Oklo slides as post-DOE approval rally cools, insider-selling overhang pressures shares

OKLOOKLO

Oklo shares fell as traders digested a post-catalyst fade after the company’s March 17, 2026 DOE nuclear-safety approval update and recent full-year 2025 results timing, with no fresh upside news today. The pullback is being amplified by recent insider sales reported in early March and broader profit-taking in a volatile advanced-nuclear trade.

1. What’s moving the stock today

Oklo (OKLO) is down about 4% as the stock gives back recent gains in the absence of a new catalyst, following closely watched March updates tied to the company’s Idaho National Laboratory workstream. The most recent company-level positive development was the March 17, 2026 announcement that the DOE Idaho Operations Office approved a Nuclear Safety Design Agreement and that Oklo requested DOE commence review of its Preliminary Documented Safety Analysis—an item investors had treated as a milestone, but one that does not immediately change near-term revenue timing.

2. Why sentiment is fragile

Oklo remains a development-stage, pre-revenue story where near-term valuation is sensitive to timelines and funding perceptions, so price action can swing sharply when news flow slows. Adding to caution, recent insider selling has been a visible overhang in March, with multiple reported sales by senior executives earlier in the month, reinforcing the market’s tendency to fade rallies after milestone headlines rather than re-rate the stock higher on incremental process steps.

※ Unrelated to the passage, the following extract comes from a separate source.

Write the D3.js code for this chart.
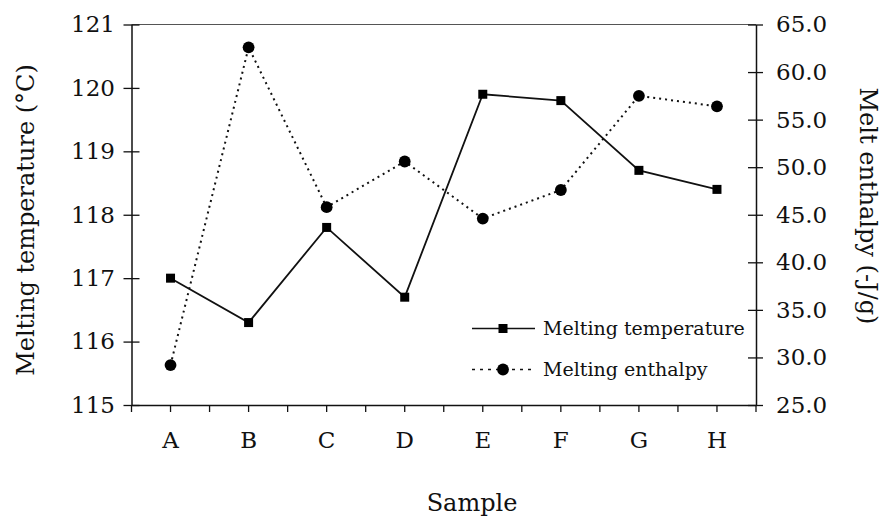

3. What investors are watching next

The next key swing factor is regulatory progress on the NRC track for Oklo’s Aurora program, where investors are focused on expected draft evaluation timing tied to the company’s Principal Design Criteria review pathway and any follow-on communications that clarify scope, open items, or schedule risk. Traders are also watching for any update that converts milestone progress into clearer commercialization timing, customer/contract visibility, or changed cash-use expectations.